On both sides of the border, retailers are looking for a better model, even as Canadian retailers turn to the U.S. as an example of lower tariffs. On Thursday, Finance Minister Jim Flaherty said he will look into lowering duties here after expressing earlier this week his "irritation" over the high cost of consumer goods compared with prices south of the border, at a time when the loonie is above parity with the U.S. dollar.

Tariffs are just one factor in the difference in retail prices, which a survey in the spring found were 20 per cent higher in Canada than in the U.S. The issue became a flashpoint last month when the high-profile U.S. fashion retailer J. Crew opened its first store in Canada with prices that were 15 per cent higher than in the U.S. – and even steeper online, although the retailer quickly backed down and lowered its e-commerce rates.

Retailers and their suppliers blame each other for higher prices here, underlining the complexity of the issue in a country with a 10th of the population of the U.S. and, as a result, fewer efficiencies.

This week, the Finance Minister asked a Senate committee to study the price gap – a process that could run into the new year.

"Among other things, I'm responsible for tariffs and sometimes people in the retail business blame tariffs [for higher prices]so I want to see … what the facts are and I'm looking forward to the Senate committee getting to the facts," Mr.

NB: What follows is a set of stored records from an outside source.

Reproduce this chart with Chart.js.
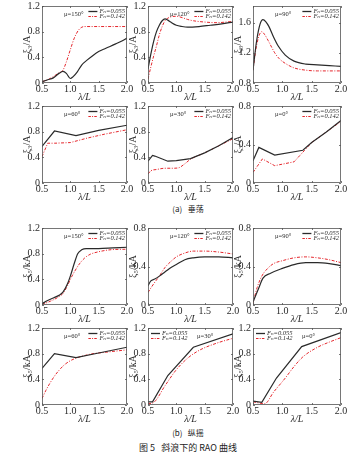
<!DOCTYPE html>
<html>
<head>
<meta charset="utf-8">
<script src="https://cdn.jsdelivr.net/npm/chart.js@4.4.0/dist/chart.umd.min.js"></script>
<style>
  body { margin: 0; background: #fff; }
  #fig { position: relative; width: 364px; height: 455px; overflow: hidden; background: #fff; }
  .cap { position: absolute; left: 6px; width: 364px; text-align: center; color: #222;
         font-family: 'Noto Sans CJK SC', sans-serif; white-space: pre; }
</style>
</head>
<body>
<div id="fig">
  <div class="cap" style="top:203px;font-size:8px;">(a)   垂荡</div>
  <div class="cap" style="top:427px;font-size:8px;">(b)   纵摇</div>
  <div class="cap" style="top:441px;font-size:9px;">图 5   斜浪下的 RAO 曲线</div>
</div>
<script>
// heave, xi3/A  -- [lambda/L, value]
const heave150_055 = [[0.5,0.02],[0.6,0.05],[0.7,0.08],[0.8,0.15],[0.87,0.18],[0.93,0.15],[1.0,0.07],[1.05,0.1],[1.12,0.17],[1.2,0.28],[1.3,0.36],[1.4,0.43],[1.5,0.49],[1.6,0.53],[1.7,0.57],[1.8,0.61],[1.9,0.65],[2.0,0.7]];
const heave150_142 = [[0.5,0.02],[0.6,0.05],[0.7,0.1],[0.8,0.16],[0.87,0.2],[0.93,0.33],[1.0,0.52],[1.07,0.7],[1.15,0.83],[1.25,0.88],[1.5,0.88],[2.0,0.88]];
const heave120_055 = [[0.5,0.22],[0.55,0.45],[0.6,0.65],[0.65,0.8],[0.7,0.9],[0.75,0.97],[0.8,1.0],[0.85,0.98],[0.9,0.95],[1.0,0.9],[1.1,0.88],[1.2,0.87],[1.4,0.88],[1.6,0.9],[1.8,0.92],[2.0,0.95]];
const heave120_142 = [[0.5,0.06],[0.55,0.25],[0.6,0.42],[0.65,0.58],[0.7,0.75],[0.75,0.88],[0.8,0.97],[0.85,1.01],[0.9,1.03],[1.0,1.04],[1.1,1.02],[1.2,0.99],[1.3,0.97],[1.5,0.95],[1.7,0.94],[2.0,0.96]];
const heave90_055 = [[0.5,0.97],[0.56,1.35],[0.62,1.58],[0.67,1.64],[0.72,1.61],[0.77,1.55],[0.85,1.41],[0.93,1.29],[1.05,1.17],[1.2,1.09],[1.4,1.05],[1.6,1.04],[1.8,1.03],[2.0,1.02]];
const heave90_142 = [[0.5,0.97],[0.55,1.25],[0.6,1.42],[0.65,1.48],[0.7,1.44],[0.76,1.36],[0.87,1.2],[0.95,1.12],[1.05,1.06],[1.2,1.0],[1.4,0.97],[1.6,0.96],[2.0,0.96]];
const heave60_055 = [[0.5,0.57],[0.72,0.81],[1.1,0.74],[1.5,0.82],[2.0,0.9]];
const heave60_142 = [[0.5,0.41],[0.6,0.62],[0.72,0.62],[1.0,0.63],[1.3,0.7],[1.6,0.76],[2.0,0.83]];
const heave30_055 = [[0.5,0.34],[0.58,0.43],[0.62,0.42],[0.85,0.34],[1.0,0.35],[1.25,0.38],[1.5,0.47],[1.75,0.58],[2.0,0.71]];
const heave30_142 = [[0.5,0.14],[0.55,0.19],[0.65,0.21],[0.8,0.23],[0.95,0.23],[1.05,0.24],[1.15,0.3],[1.25,0.37],[1.5,0.47],[1.75,0.58],[2.0,0.69]];
const heave0_055 = [[0.5,0.23],[0.6,0.37],[0.87,0.29],[1.35,0.34],[1.5,0.42],[1.75,0.53],[2.0,0.65]];
const heave0_142 = [[0.5,0.11],[0.66,0.25],[0.87,0.18],[1.2,0.22],[1.35,0.32],[1.5,0.42],[1.75,0.53],[2.0,0.64]];

// pitch, xi5/kA
const pitch150_055 = [[0.5,0.02],[0.6,0.07],[0.7,0.11],[0.8,0.15],[0.87,0.2],[0.95,0.33],[1.0,0.45],[1.07,0.65],[1.13,0.8],[1.2,0.86],[1.28,0.88],[1.5,0.88],[1.75,0.89],[2.0,0.9]];
const pitch150_142 = [[0.5,0.01],[0.65,0.06],[0.8,0.13],[0.87,0.18],[0.95,0.3],[1.0,0.4],[1.08,0.53],[1.16,0.64],[1.25,0.73],[1.35,0.79],[1.5,0.83],[1.7,0.86],[2.0,0.87]];
const pitch120_055 = [[0.5,0.2],[0.55,0.25],[0.62,0.27],[0.7,0.3],[0.77,0.33],[0.88,0.38],[1.0,0.42],[1.15,0.47],[1.3,0.49],[1.5,0.5],[1.75,0.5],[2.0,0.49]];
const pitch120_142 = [[0.5,0.13],[0.6,0.22],[0.7,0.3],[0.8,0.39],[0.9,0.45],[1.0,0.5],[1.15,0.54],[1.3,0.56],[1.5,0.56],[1.75,0.55],[2.0,0.53]];
const pitch90_055 = [[0.5,0.03],[0.6,0.18],[0.67,0.28],[0.8,0.33],[1.0,0.38],[1.2,0.42],[1.4,0.44],[1.6,0.44],[1.8,0.43],[2.0,0.41]];
const pitch90_142 = [[0.5,0.02],[0.57,0.18],[0.65,0.3],[0.75,0.38],[0.85,0.43],[1.0,0.46],[1.2,0.49],[1.4,0.5],[1.6,0.49],[1.8,0.47],[2.0,0.44]];
const pitch60_055 = [[0.5,0.57],[0.72,0.8],[1.1,0.74],[1.5,0.81],[2.0,0.9]];
const pitch60_142 = [[0.5,0.1],[0.57,0.23],[0.64,0.34],[0.72,0.45],[0.8,0.54],[0.9,0.63],[1.0,0.69],[1.1,0.73],[1.25,0.77],[1.4,0.8],[1.6,0.82],[1.8,0.84],[2.0,0.86]];
const pitch30_055 = [[0.5,0.05],[0.58,0.05],[0.85,0.46],[1.3,0.9],[2.0,1.11]];
const pitch30_142 = [[0.5,0.02],[0.6,0.04],[0.8,0.3],[1.0,0.55],[1.2,0.73],[1.4,0.85],[1.7,0.96],[2.0,1.04]];
const pitch0_055 = [[0.5,0.06],[0.65,0.04],[0.9,0.42],[1.33,0.91],[2.0,1.13]];
const pitch0_142 = [[0.5,0.05],[0.7,0.02],[0.85,0.2],[1.05,0.42],[1.2,0.6],[1.35,0.75],[1.6,0.9],[1.8,0.98],[2.0,1.05]];

const xTicks = [0.5, 1.0, 1.5, 2.0];
const yTicks12 = [0, 0.4, 0.8, 1.2];
const yTicks08 = [0, 0.4, 0.8];
const yTicksHigh = [0.8, 1.2, 1.6];
const muLabels = ['μ=150°', 'μ=120°', 'μ=90°', 'μ=60°', 'μ=30°', 'μ=0°'];
const seriesLabels = ['Fₙ=0.055', 'Fₙ=0.142'];
const heaveTitle = 'ξ₃/A';
const pitchTitle = 'ξ₅/kA';

const panels = [
  { b: heave150_055, r: heave150_142, mu: 0, title: heaveTitle, ticks: yTicks12, min: 0, max: 1.2, smooth: [1, 1] },
  { b: heave120_055, r: heave120_142, mu: 1, title: heaveTitle, ticks: yTicks12, min: 0, max: 1.2, smooth: [1, 1] },
  { b: heave90_055, r: heave90_142, mu: 2, title: heaveTitle, ticks: yTicksHigh, min: 0.8, max: 1.82, smooth: [1, 1] },
  { b: heave60_055, r: heave60_142, mu: 3, title: heaveTitle, ticks: yTicks12, min: 0, max: 1.2, smooth: [0, 0] },
  { b: heave30_055, r: heave30_142, mu: 4, title: heaveTitle, ticks: yTicks12, min: 0, max: 1.2, smooth: [0, 1] },
  { b: heave0_055, r: heave0_142, mu: 5, title: heaveTitle, ticks: yTicks08, min: 0, max: 0.8, smooth: [0, 0] },
  { b: pitch150_055, r: pitch150_142, mu: 0, title: pitchTitle, ticks: yTicks12, min: 0, max: 1.2, smooth: [1, 1] },
  { b: pitch120_055, r: pitch120_142, mu: 1, title: pitchTitle, ticks: yTicks08, min: 0, max: 0.8, smooth: [1, 1] },
  { b: pitch90_055, r: pitch90_142, mu: 2, title: pitchTitle, ticks: yTicks08, min: 0, max: 0.8, smooth: [1, 1] },
  { b: pitch60_055, r: pitch60_142, mu: 3, title: pitchTitle, ticks: yTicks12, min: 0, max: 1.2, smooth: [0, 1] },
  { b: pitch30_055, r: pitch30_142, mu: 4, title: pitchTitle, ticks: yTicks12, min: 0, max: 1.2, smooth: [0, 1], legendLeft: true },
  { b: pitch0_055, r: pitch0_142, mu: 5, title: pitchTitle, ticks: yTicks12, min: 0, max: 1.2, smooth: [0, 1], legendLeft: true }
];

const colLeft = [42, 148, 253];
const colWidth = [85, 85, 88];
const rowTop = [6, 106, 228, 328];
const plotH = 77;
const AXW = 26, AXH = 22, PT = 8, PR = 10;
const SERIF = "'Liberation Serif', 'DejaVu Serif', serif";
const INK = '#2a2a2a';
const RED = '#e5262c';

const panelPlugin = {
  id: 'panel',
  afterDraw(chart, args, opts) {
    const { ctx, chartArea: a } = chart;
    const xs = chart.scales.x, ys = chart.scales.y;
    ctx.save();
    ctx.strokeStyle = '#555';
    ctx.lineWidth = 0.8;
    ctx.strokeRect(a.left + 0.5, a.top + 0.5, a.right - a.left - 1, a.bottom - a.top - 1);
    ctx.beginPath();
    xs.ticks.forEach(t => {
      const x = Math.round(xs.getPixelForValue(t.value)) + 0.5;
      ctx.moveTo(x, a.bottom); ctx.lineTo(x, a.bottom - 2);
      ctx.moveTo(x, a.top); ctx.lineTo(x, a.top + 2);
    });
    ys.ticks.forEach(t => {
      const y = Math.round(ys.getPixelForValue(t.value)) + 0.5;
      ctx.moveTo(a.left, y); ctx.lineTo(a.left + 2, y);
      ctx.moveTo(a.right, y); ctx.lineTo(a.right - 2, y);
    });
    ctx.stroke();

    // legend
    ctx.font = 'italic 6.5px ' + SERIF;
    ctx.textBaseline = 'middle';
    ctx.fillStyle = INK;
    const tw = Math.max(...seriesLabels.map(s => ctx.measureText(s).width));
    const tx = opts.legendLeft ? a.left + 14 : a.right - 2 - tw;
    const rows = [a.top + 5.5, a.top + 10.5];
    rows.forEach((y, k) => {
      ctx.beginPath();
      ctx.strokeStyle = k ? RED : INK;
      ctx.lineWidth = k ? 1 : 1.3;
      ctx.setLineDash(k ? [2.5, 1.2, 1, 1.2] : []);
      ctx.moveTo(tx - 11, y); ctx.lineTo(tx - 2, y);
      ctx.stroke();
      ctx.setLineDash([]);
      ctx.fillText(seriesLabels[k], tx, y);
    });

    // heading angle
    ctx.font = '6.5px ' + SERIF;
    ctx.fillText(opts.mu, opts.legendLeft ? a.left + 49 : a.left + 22, a.top + 8);
    ctx.restore();
  }
};

const fig = document.getElementById('fig');

panels.forEach((p, i) => {
  const row = Math.floor(i / 3), col = i % 3;
  const w = AXW + colWidth[col] + PR, h = PT + plotH + AXH;
  const cv = document.createElement('canvas');
  cv.width = w; cv.height = h;
  cv.style.cssText = `position:absolute;left:${colLeft[col] - AXW}px;top:${rowTop[row] - PT}px;width:${w}px;height:${h}px`;
  fig.appendChild(cv);

  const line = (pts, k) => ({
    data: pts.map(([x, y]) => ({ x, y })),
    borderColor: k ? RED : INK,
    borderWidth: k ? 1 : 1.2,
    borderDash: k ? [3, 1.5, 1, 1.5] : [],
    pointRadius: 0,
    tension: p.smooth[k] ? 0.4 : 0,
    cubicInterpolationMode: p.smooth[k] ? 'monotone' : 'default'
  });

  new Chart(cv, {
    type: 'line',
    data: { datasets: [line(p.b, 0), line(p.r, 1)] },
    options: {
      responsive: false,
      animation: false,
      events: [],
      layout: { padding: { top: PT, right: PR, left: 0, bottom: 0 } },
      plugins: {
        legend: { display: false },
        tooltip: { enabled: false },
        panel: { mu: muLabels[p.mu], legendLeft: !!p.legendLeft }
      },
      scales: {
        x: {
          type: 'linear', min: 0.5, max: 2.0,
          afterBuildTicks: s => { s.ticks = xTicks.map(v => ({ value: v })); },
          afterFit: s => { s.height = AXH; },
          grid: { display: false, drawTicks: false }, border: { display: false },
          ticks: { padding: 0, maxRotation: 0, color: INK, font: { family: SERIF, size: 10 },
                   callback: v => v.toFixed(1) },
          title: { display: true, text: 'λ/L', color: INK, padding: { top: 0, bottom: 2 },
                   font: { family: SERIF, size: 10, style: 'italic' } }
        },
        y: {
          min: p.min, max: p.max,
          afterBuildTicks: s => { s.ticks = p.ticks.map(v => ({ value: v })); },
          afterFit: s => { s.width = AXW; },
          grid: { display: false, drawTicks: false }, border: { display: false },
          ticks: { padding: 2, color: INK, font: { family: SERIF, size: 10 },
                   callback: v => v === 0 ? '0' : v.toFixed(1) },
          title: { display: true, text: p.title, color: INK, padding: { top: 5, bottom: 0 },
                   font: { family: SERIF, size: 10 } }
        }
      }
    },
    plugins: [panelPlugin]
  });
});
</script>
</body>
</html>
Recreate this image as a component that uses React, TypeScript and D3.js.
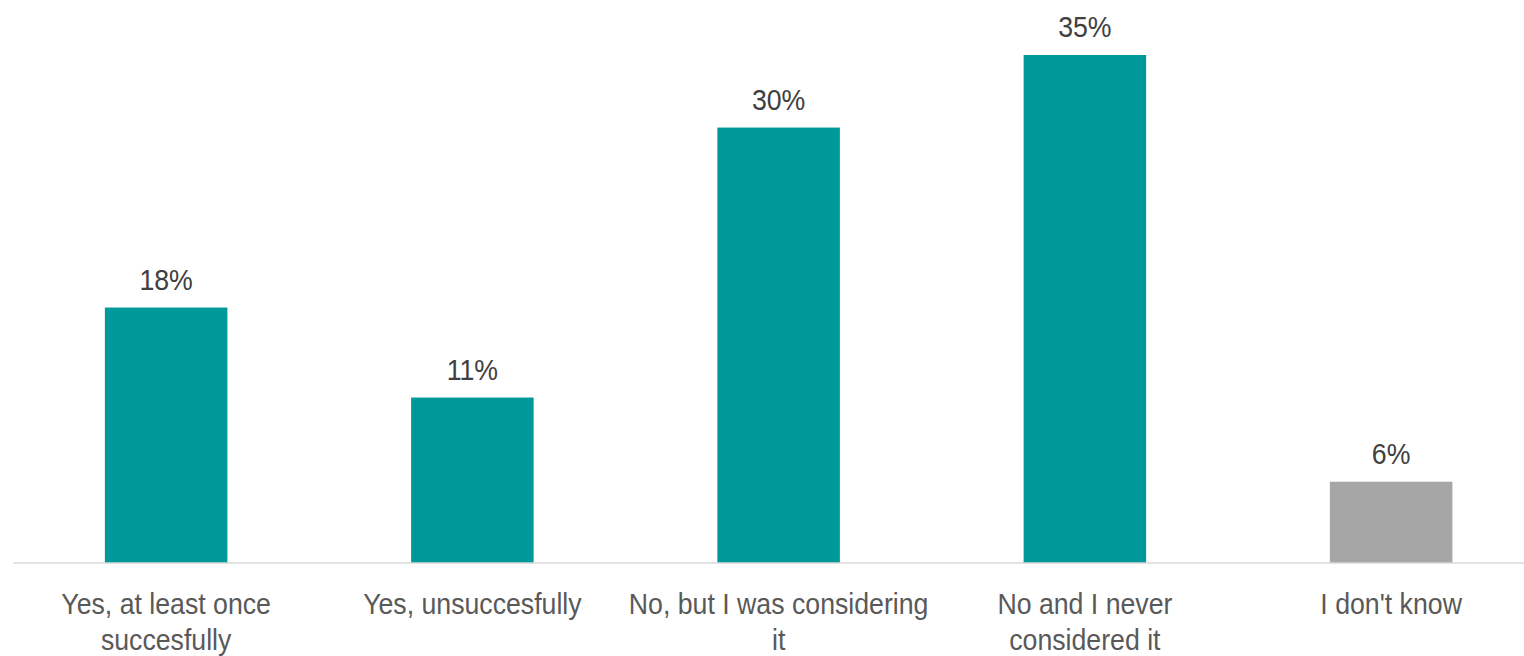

Flaherty said. "We'll take whatever steps we need to take. Part of it, quite frankly, is just making sure that the participants in the retail economy come clean about how they price."

Diane Brisebois, president of the Retail Council of Canada, said she welcomes the probe and the opportunity to reduce tariffs, which on items such as imported fleece blankets and Halloween costumes are 18 per cent, compared with zero in the U.S. Other tariff differences aren't as stark, and government officials say overall the rates are similar.

Ms. Brisebois said U.S. retailers have been successful in winning lower duties on some imports because they have fought harder for them, which her group is now aiming to do here. She said the matter is urgent because so many apparel and other products are sourced overseas and carry a tariff.

Still, a Department of Finance official countered that Canada already has a duty-free trade program for importing goods from developing countries, similar to the one being renewed in the U.S.. He said more than 90 per cent of all Canadian imports are duty-free and, overall, Canada's import tariffs are much the same as those in the U.S.

Apart from higher tariffs, retailers in Canada complain that their multinational suppliers charge them up to 40 per cent higher on wholesale prices compared with their U.S. counterparts; suppliers say major retailers charge them stocking fees for placing their products on store shelves that are higher than those of U.S. merchants.

And the U.S. tariffs aren't necessarily the best model for retailers here. Erik Autor, a vice-president with the National Retail Federation in Washington, said the U.S. duty-free import bill has shortfalls.

The federation backed the program although it doesn't cover two key categories – footwear and apparel – nor products coming from China and Vietnam. A similar program in Europe encompasses those areas, and would be an even better scheme to emulate – in the U.S. and Canada, he said.